A slight loss of model quality is likely to be observed, especially when the vocabulary size is greatly reduced. Fine-tuning or additional pretraining during few steps solves the problem in most cases.
Should work for most Huggingface Hub language models (requires further testing).
Everything is run on CPU.
pip install tokenizer-adapter --upgrade
It is recommended to use an existing tokenizer to train the new vocabulary.
Best and easiest way is to use the tokenizer.train_new_from_iterator(...)
method.
from tokenizer_adapter import TokenizerAdapter
from transformers import AutoTokenizer, AutoModelForMaskedLM
BASE_MODEL_PATH = "camembert-base"
# A simple corpus
corpus = ["A first sentence", "A second sentence", "blablabla"]
# Load model and tokenizer
model = AutoModelForMaskedLM.from_pretrained(BASE_MODEL_PATH)
tokenizer = AutoTokenizer.from_pretrained(BASE_MODEL_PATH)
# Train new vocabulary from the old tokenizer
new_tokenizer = tokenizer.train_new_from_iterator(corpus, vocab_size=300)
# Default params should work in most cases
adapter = TokenizerAdapter()
# Patch the model with the new tokenizer
model = adapter.adapt_from_pretrained(new_tokenizer, model, tokenizer)

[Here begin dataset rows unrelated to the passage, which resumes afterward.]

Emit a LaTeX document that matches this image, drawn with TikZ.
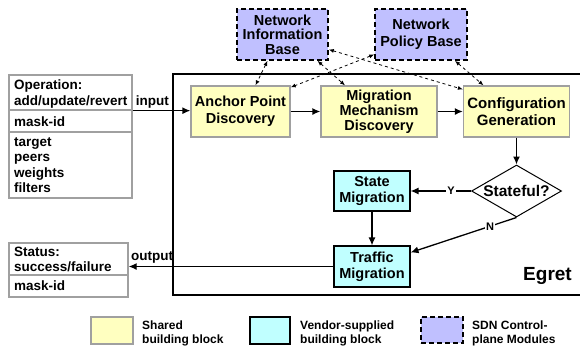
\documentclass[tikz,border=0pt]{standalone}
\usepackage{fontspec}
\setmainfont{Liberation Sans}
\usetikzlibrary{arrows.meta,shapes.geometric}
\definecolor{sharedfill}{HTML}{FFFFC0}
\definecolor{vendorfill}{HTML}{C0FFFF}
\definecolor{sdnfill}{HTML}{C0C0FF}
\definecolor{framegray}{HTML}{A0A0A0}
\begin{document}
\begin{tikzpicture}[x=1pt,y=-1pt,
  boxfont/.style={font=\fontsize{14.5}{15}\selectfont\bfseries},
  shared/.style={boxfont, draw=framegray, line width=1.3pt, fill=sharedfill, align=center, inner sep=0pt},
  vendor/.style={boxfont, draw=black, line width=1.1pt, fill=vendorfill, align=center, inner sep=0pt},
  sdn/.style={boxfont, draw=black, dash pattern=on 5pt off 3pt, line width=1.6pt, fill=sdnfill, align=center, inner sep=0pt},
  iobox/.style={draw=framegray, line width=1.3pt, fill=white, inner sep=0pt},
  iotext/.style={anchor=base west, font=\fontsize{13.5}{16}\selectfont\bfseries, inner sep=0pt},
  legtext/.style={anchor=west, align=left, font=\fontsize{12}{14}\selectfont\bfseries, inner sep=0pt},
  flow/.style={-{Latex[length=8pt,width=7pt]}, line width=1.3pt},
  link/.style={{Latex[length=5pt,width=4pt]}-{Latex[length=5pt,width=4pt]}, dashed, line width=0.8pt},
  yn/.style={fill=white, inner sep=1.5pt, font=\fontsize{11}{12}\selectfont\bfseries},
]
\useasboundingbox (0,0) rectangle (580,349);

% Egret frame (open on the right)
\draw[line width=1.8pt] (580,74) -- (173,74) -- (173,295) -- (580,295);
\node[anchor=base east, font=\fontsize{19}{20}\selectfont\bfseries, inner sep=0pt] (egret) at (572,280) {Egret};

% SDN control-plane modules
\node[sdn, minimum width=91pt, minimum height=51pt, font=\fontsize{14.5}{14.5}\selectfont\bfseries] (nib) at (282.5,34.5) {Network\\Information\\Base};
\node[sdn, minimum width=92pt, minimum height=51pt, font=\fontsize{14.5}{17}\selectfont\bfseries] (npb) at (421,34.5) {Network\\Policy Base};

% Shared building blocks
\node[shared, minimum width=99pt, minimum height=51pt, font=\fontsize{14.5}{17}\selectfont\bfseries] (anchor) at (240.5,111.5) {Anchor Point\\Discovery};
\node[shared, minimum width=116pt, minimum height=51pt] (mmd) at (379,111.5) {Migration\\Mechanism\\Discovery};
\node[shared, minimum width=106pt, minimum height=51pt, font=\fontsize{15}{17}\selectfont\bfseries] (config) at (516.5,111.5) {Configuration\\Generation};

% Decision and vendor-supplied blocks
\node[diamond, draw=black, line width=1pt, fill=white, aspect=1.73, minimum width=90pt, minimum height=52pt, inner sep=0pt, font=\fontsize{15.5}{16}\selectfont\bfseries] (dia) at (516.5,191) {Stateful?};
\node[vendor, minimum width=76pt, minimum height=40pt, font=\fontsize{14.5}{16}\selectfont\bfseries] (state) at (372,191) {State\\Migration};
\node[vendor, minimum width=76pt, minimum height=41pt, font=\fontsize{14.5}{16}\selectfont\bfseries] (traffic) at (372,266.5) {Traffic\\Migration};

% Input record
\node[iobox, minimum width=123pt, minimum height=35pt] (opbox) at (70.5,92.5) {};
\node[iobox, minimum width=123pt, minimum height=22pt] (maskbox) at (70.5,121) {};
\node[iobox, minimum width=123pt, minimum height=66pt] (argbox) at (70.5,165) {};
\node[iotext] (opname) at (14,89.5) {Operation:};
\node[iotext] (opkind) at (14,105.5) {add/update/revert};
\node[iotext] (maskin) at (14,126) {mask-id};
\node[iotext] (tgt) at (14,146) {target};
\node[iotext] (peers) at (14,161.5) {peers};
\node[iotext] (weights) at (14,177) {weights};
\node[iotext] (filters) at (14,192.5) {filters};

% Output record
\node[iobox, minimum width=119pt, minimum height=32pt] (statbox) at (68.5,259) {};
\node[iobox, minimum width=119pt, minimum height=22pt] (maskout) at (68.5,286) {};
\node[iotext] (statname) at (14,256) {Status:};
\node[iotext] (statkind) at (14,271) {success/failure};
\node[iotext] (maskid) at (14,290.5) {mask-id};

% Main flow
\draw[flow] (opbox.south east) -- node[pos=0.34, above, inner sep=2pt, font=\fontsize{13.5}{14}\selectfont\bfseries] {input} (opbox.south east -| anchor.west);
\draw[flow] (anchor) -- (mmd);
\draw[flow] (mmd) -- (config);
\draw[flow] (config) -- (dia);
\draw[flow] (dia.west) -- node[yn, pos=0.33] {Y} (state.east);
\draw[flow] (dia.south) -- node[yn, pos=0.25] {N} ([yshift=14pt]traffic.east);
\draw[flow] (state) -- (traffic);
\draw[flow] (traffic.west) -- node[pos=0.886, above, inner sep=3pt, font=\fontsize{13.5}{14}\selectfont\bfseries] {output} (traffic.west -| statbox.east);

% Control-plane lookups
\draw[link] ([xshift=-15pt]nib.south) -- ([xshift=15pt]anchor.north);
\draw[link] ([xshift=35pt]nib.south) -- ([xshift=-34pt]mmd.north);
\draw[link] ([yshift=-15pt]nib.east) -- ([yshift=-4pt]config.north west);
\draw[link] ([yshift=-20pt]npb.west) -- ([yshift=-2pt]anchor.north east);
\draw[link] ([xshift=34pt]npb.south) -- ([xshift=-33pt]config.north);

% Legend
\node[draw=framegray, line width=1.3pt, fill=sharedfill, minimum width=42pt, minimum height=27pt, inner sep=0pt] (legshared) at (112,330.5) {};
\node[legtext] (legsharedtxt) at (142,333) {Shared\\building block};
\node[draw=black, line width=1.3pt, fill=vendorfill, minimum width=40pt, minimum height=27pt, inner sep=0pt] (legvendor) at (270,330.5) {};
\node[legtext] (legvendortxt) at (300,333) {Vendor-supplied\\building block};
\node[draw=black, dash pattern=on 5pt off 3pt, line width=1.6pt, fill=sdnfill, minimum width=42pt, minimum height=26pt, inner sep=0pt] (legsdn) at (442,330) {};
\node[legtext] (legsdntxt) at (472,333) {SDN Control-\\plane Modules};
\end{tikzpicture}
\end{document}
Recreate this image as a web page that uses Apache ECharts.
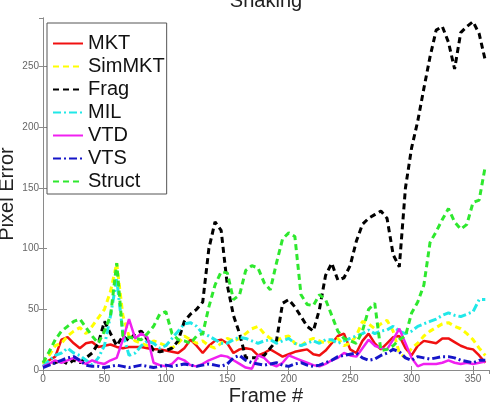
<!DOCTYPE html>
<html>
<head>
<meta charset="utf-8">
<script src="https://cdn.jsdelivr.net/npm/echarts@6/dist/echarts.min.js"></script>
<style>
  html, body { margin: 0; padding: 0; background: #fff; }
  #main { width: 495px; height: 404px; }
</style>
</head>
<body>
<div id="main"></div>
<script>
// frame numbers (every 5 frames)
let frames = [];
for (let i = 0; i <= 360; i = i + 5) {
    frames.push(i);
}

let mkt = [5, 8, 11, 25, 27, 22, 18, 22, 23, 19, 20, 21, 19, 18, 19, 19, 19, 18, 17, 17,
    16, 15, 14, 18, 25, 20, 14, 20, 24, 25, 22, 14, 17, 18, 17, 12, 14, 17, 14, 11,
    13, 15, 16, 17, 13, 12, 16, 22, 28, 30, 17, 14, 24, 30, 22, 17, 22, 27, 28, 18,
    12, 20, 24, 23, 22, 26, 26, 23, 20, 18, 17, 12, 6];
let simMkt = [5, 12, 20, 22, 28, 32, 35, 30, 36, 43, 50, 65, 88, 45, 28, 24, 22, 20, 24, 22,
    20, 18, 22, 28, 25, 22, 24, 20, 18, 22, 26, 24, 26, 30, 34, 36, 30, 26, 24, 27,
    28, 22, 20, 24, 26, 24, 22, 24, 26, 20, 22, 28, 40, 38, 34, 38, 41, 32, 14, 10,
    18, 22, 28, 32, 35, 38, 39, 36, 34, 30, 25, 18, 12];
let frag = [3, 5, 6, 8, 5, 8, 6, 10, 14, 22, 40, 30, 20, 28, 24, 30, 32, 25, 16, 15,
    16, 18, 24, 40, 46, 50, 56, 100, 122, 115, 70, 45, 30, 10, 10, 10, 12, 18, 24, 55,
    58, 52, 44, 36, 32, 50, 78, 88, 74, 76, 86, 106, 120, 125, 128, 131, 125, 95, 85, 150,
    183, 205, 232, 258, 280, 283, 270, 248, 278, 283, 287, 277, 255];
let mil = [3, 8, 12, 14, 18, 14, 12, 8, 4, 10, 20, 45, 75, 30, 12, 14, 20, 24, 22, 18,
    20, 26, 32, 38, 39, 36, 30, 28, 25, 22, 22, 25, 27, 26, 24, 22, 24, 25, 22, 24,
    26, 22, 20, 22, 24, 22, 25, 25, 22, 24, 26, 28, 30, 33, 30, 32, 33, 36, 32, 30,
    32, 36, 38, 40, 42, 45, 47, 45, 44, 46, 48, 58, 58];
let vtd = [3, 5, 8, 6, 8, 10, 7, 5, 8, 6, 5, 8, 10, 25, 42, 26, 30, 27, 6, 4,
    3, 5, 10, 8, 4, 3, 5, 8, 10, 12, 11, 8, 5, 2, 1, 12, 10, 5, 3, 6,
    12, 10, 8, 6, 4, 3, 5, 8, 10, 14, 12, 11, 18, 25, 20, 18, 17, 25, 34, 22,
    10, 3, 5, 5, 5, 6, 8, 6, 5, 6, 5, 6, 7];
let vts = [2, 4, 6, 8, 10, 11, 8, 4, 3, 3, 2, 3, 4, 3, 2, 3, 4, 3, 2, 3,
    4, 3, 4, 5, 4, 3, 4, 5, 4, 3, 5, 10, 12, 8, 6, 5, 4, 5, 6, 4,
    3, 5, 6, 4, 3, 4, 6, 8, 11, 12, 13, 14, 10, 8, 9, 12, 14, 17, 15, 10,
    8, 11, 10, 9, 10, 11, 11, 10, 8, 7, 6, 8, 8];
let struct = [6, 15, 25, 32, 36, 40, 42, 35, 28, 22, 32, 45, 88, 28, 27, 26, 25, 30, 36, 46,
    48, 30, 25, 24, 22, 28, 30, 52, 70, 81, 80, 58, 62, 82, 86, 84, 72, 66, 88, 108,
    113, 110, 62, 54, 53, 62, 58, 45, 32, 26, 24, 22, 32, 50, 55, 16, 17, 20, 25, 28,
    47, 56, 70, 105, 114, 124, 133, 122, 116, 120, 138, 140, 168];

let names = ["MKT", "SimMKT", "Frag", "MIL", "VTD", "VTS", "Struct"];
let values = [mkt, simMkt, frag, mil, vtd, vts, struct];
let colors = ["#f01010", "#ffff00", "#000000", "#20e8e8", "#f020f0", "#1515c8", "#2ee82e"];
let dashes = ["solid", [6, 4], [6, 4], [8, 3, 2, 3], "solid", [8, 3, 2, 3], [6, 4]];

function pairs(ys) {
    let out = [];
    for (let i = 0; i < ys.length; i = i + 1) {
        out.push([frames[i], ys[i]]);
    }
    return out;
}

let axisGray = "#8a8a8a";
let labelStyle = { color: "#666", fontSize: 10, fontFamily: "Liberation Sans" };

function makeAxis(pos, isX, showLabels) {
    return {
        type: "value",
        position: pos,
        min: 0,
        max: isX ? 363 : 290,
        interval: 50,
        axisLine: { show: true, lineStyle: { color: axisGray, width: 1 } },
        axisTick: { show: true, inside: true, length: 4, lineStyle: { color: axisGray } },
        splitLine: { show: false },
        axisLabel: Object.assign({ show: showLabels, margin: 4, showMaxLabel: false }, labelStyle)
    };
}

let xBottom = makeAxis("bottom", true, true);
xBottom.name = "Frame #";
xBottom.nameLocation = "middle";
xBottom.nameGap = 16;
xBottom.nameMoveOverlap = false;
xBottom.nameTextStyle = { fontSize: 20, color: "#222", fontFamily: "Liberation Sans" };

let yLeft = makeAxis("left", false, true);
yLeft.name = "Pixel Error";
yLeft.nameLocation = "middle";
yLeft.nameGap = 26;
yLeft.nameMoveOverlap = false;
yLeft.nameTextStyle = { fontSize: 20, color: "#222", fontFamily: "Liberation Sans" };

let series = [];
for (let i = 0; i < names.length; i = i + 1) {
    series.push({
        name: names[i],
        type: "line",
        data: pairs(values[i]),
        symbol: "none",
        showSymbol: false,
        xAxisIndex: 0,
        yAxisIndex: 0,
        color: colors[i],
        lineStyle: { color: colors[i], width: i === 0 || i === 4 ? 2.5 : 3, type: dashes[i] }
    });
}

let myChart = echarts.init(document.getElementById("main"), null, { renderer: "canvas" });

let option = {
    animation: false,
    backgroundColor: "#fff",
    graphic: [{
        type: "text",
        x: 266,
        y: 1,
        style: { text: "Shaking", fill: "#222", font: "20px 'Liberation Sans'", align: "center", verticalAlign: "middle" }
    }],
    grid: { left: 43, right: 6, top: 18, bottom: 34, outerBoundsMode: "none", containLabel: false },
    legend: {
        orient: "vertical",
        left: 47,
        top: 23,
        padding: [9, 2, 1, 5],
        itemGap: 0,
        itemWidth: 30,
        itemHeight: 14,
        itemStyle: { opacity: 0 },
        backgroundColor: "#fff",
        borderColor: "#555",
        borderWidth: 1,
        borderRadius: 0,
        textStyle: { fontSize: 20, lineHeight: 23, color: "#111", fontFamily: "Liberation Sans" },
        data: names
    },
    xAxis: [xBottom, makeAxis("top", true, false)],
    yAxis: [yLeft, makeAxis("right", false, false)],
    series: series
};

myChart.setOption(option);
</script>
</body>
</html>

# Save the model and the new tokenizer
model.save_pretrained("my_new_model/")
new_tokenizer.save_pretrained("my_new_model/")
To rely on a custom tokenizer (experimental), you may need to use the custom_preprocessing
argument.
Example using a RoBERTa (similar to Phi-2) style tokenizer for a CamemBERT model:
from tokenizer_adapter import TokenizerAdapter
from transformers import AutoTokenizer, AutoModelForMaskedLM
BASE_MODEL_PATH = "camembert-base"
NEW_CUSTOM_TOKENIZER = "roberta-base"
# A simple corpus
corpus = ["A first sentence", "A second sentence", "blablabla"]
# Load model and tokenizer
model = AutoModelForMaskedLM.from_pretrained(BASE_MODEL_PATH)
tokenizer = AutoTokenizer.from_pretrained(BASE_MODEL_PATH)
# Also load this custom tokenizer to train the new one
new_tokenizer = AutoTokenizer.from_pretrained(NEW_CUSTOM_TOKENIZER)
new_tokenizer = new_tokenizer.train_new_from_iterator(corpus, vocab_size=300)
# CamemBERT tokenizer relies on '▁' while the RoBERTa one relies on 'Ġ'
adapter = TokenizerAdapter(custom_preprocessing=lambda x: x.replace('Ġ', '▁'))
# Patch the model with the new tokenizer
model = adapter.adapt_from_pretrained(new_tokenizer, model, tokenizer)
# Save the model and the new tokenizer
model.save_pretrained("my_new_model/")
new_tokenizer.save_pretrained("my_new_model/")